**Problem to solve:** Pull out every line from the listing that has the word "matplotlib".

**Stored data:**
------------------------------------------------

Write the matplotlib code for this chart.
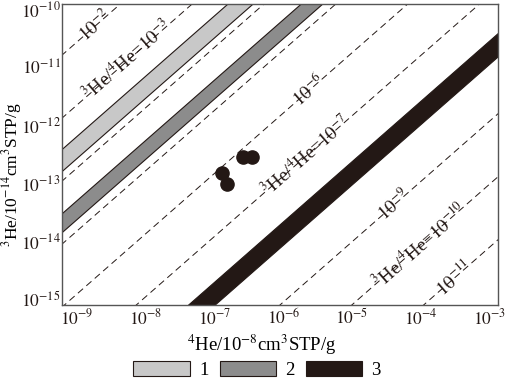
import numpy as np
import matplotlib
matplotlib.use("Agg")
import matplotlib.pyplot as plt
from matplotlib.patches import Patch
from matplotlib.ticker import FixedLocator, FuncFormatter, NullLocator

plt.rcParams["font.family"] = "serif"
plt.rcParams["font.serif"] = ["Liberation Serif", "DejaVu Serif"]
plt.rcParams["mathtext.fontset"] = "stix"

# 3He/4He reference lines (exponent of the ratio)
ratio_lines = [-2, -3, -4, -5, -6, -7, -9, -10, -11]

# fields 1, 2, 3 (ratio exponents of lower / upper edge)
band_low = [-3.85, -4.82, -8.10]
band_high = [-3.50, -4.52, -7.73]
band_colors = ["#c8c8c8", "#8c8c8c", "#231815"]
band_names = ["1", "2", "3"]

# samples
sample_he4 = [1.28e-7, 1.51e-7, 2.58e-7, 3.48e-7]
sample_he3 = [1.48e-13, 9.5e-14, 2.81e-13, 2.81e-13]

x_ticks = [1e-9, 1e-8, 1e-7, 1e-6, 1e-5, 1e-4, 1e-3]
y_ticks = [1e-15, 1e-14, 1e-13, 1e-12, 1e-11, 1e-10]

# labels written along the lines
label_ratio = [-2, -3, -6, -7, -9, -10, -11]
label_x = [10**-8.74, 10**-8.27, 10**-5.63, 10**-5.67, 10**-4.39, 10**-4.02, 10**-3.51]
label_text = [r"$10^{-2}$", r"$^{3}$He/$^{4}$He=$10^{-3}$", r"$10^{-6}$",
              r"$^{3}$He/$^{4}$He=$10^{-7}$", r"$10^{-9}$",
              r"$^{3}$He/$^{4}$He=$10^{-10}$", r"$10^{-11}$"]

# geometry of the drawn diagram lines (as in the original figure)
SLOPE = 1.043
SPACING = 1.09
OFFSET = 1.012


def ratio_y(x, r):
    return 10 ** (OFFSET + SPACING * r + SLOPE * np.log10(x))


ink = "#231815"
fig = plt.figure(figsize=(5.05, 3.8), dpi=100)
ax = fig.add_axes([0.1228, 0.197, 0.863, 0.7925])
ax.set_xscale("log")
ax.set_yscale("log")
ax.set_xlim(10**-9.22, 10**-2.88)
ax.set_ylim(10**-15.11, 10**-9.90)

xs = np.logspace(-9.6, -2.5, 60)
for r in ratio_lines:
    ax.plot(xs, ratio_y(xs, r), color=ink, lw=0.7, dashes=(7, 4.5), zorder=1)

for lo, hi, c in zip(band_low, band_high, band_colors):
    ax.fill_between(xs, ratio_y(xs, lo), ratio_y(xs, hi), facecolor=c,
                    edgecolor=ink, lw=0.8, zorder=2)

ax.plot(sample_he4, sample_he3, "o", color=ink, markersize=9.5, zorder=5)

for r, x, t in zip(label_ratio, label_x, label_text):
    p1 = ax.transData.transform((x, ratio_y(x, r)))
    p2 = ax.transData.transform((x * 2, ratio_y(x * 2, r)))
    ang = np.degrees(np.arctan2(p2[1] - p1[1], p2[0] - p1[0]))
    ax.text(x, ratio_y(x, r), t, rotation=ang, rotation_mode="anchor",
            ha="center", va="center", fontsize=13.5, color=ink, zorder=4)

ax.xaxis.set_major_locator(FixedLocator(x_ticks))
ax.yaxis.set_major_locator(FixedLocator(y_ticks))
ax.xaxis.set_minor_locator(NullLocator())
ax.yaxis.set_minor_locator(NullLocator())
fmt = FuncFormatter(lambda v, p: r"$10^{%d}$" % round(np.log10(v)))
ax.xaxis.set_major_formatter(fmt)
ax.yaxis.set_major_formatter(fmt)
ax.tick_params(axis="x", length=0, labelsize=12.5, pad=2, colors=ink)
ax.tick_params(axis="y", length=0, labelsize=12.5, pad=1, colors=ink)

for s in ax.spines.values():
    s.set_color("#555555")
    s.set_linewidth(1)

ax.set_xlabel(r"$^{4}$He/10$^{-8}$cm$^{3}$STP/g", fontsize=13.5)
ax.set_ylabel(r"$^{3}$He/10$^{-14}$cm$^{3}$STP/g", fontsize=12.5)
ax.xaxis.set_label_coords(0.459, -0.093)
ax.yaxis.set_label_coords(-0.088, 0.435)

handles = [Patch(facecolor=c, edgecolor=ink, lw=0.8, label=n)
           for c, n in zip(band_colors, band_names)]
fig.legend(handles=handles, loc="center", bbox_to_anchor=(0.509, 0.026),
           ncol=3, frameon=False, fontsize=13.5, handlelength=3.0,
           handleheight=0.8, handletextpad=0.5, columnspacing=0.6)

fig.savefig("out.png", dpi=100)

------------------------------------------------

**Written answer:**
Write the matplotlib code for this chart.
import matplotlib
matplotlib.use("Agg")
import matplotlib.pyplot as plt
from matplotlib.patches import Patch
from matplotlib.ticker import FixedLocator, FuncFormatter, NullLocator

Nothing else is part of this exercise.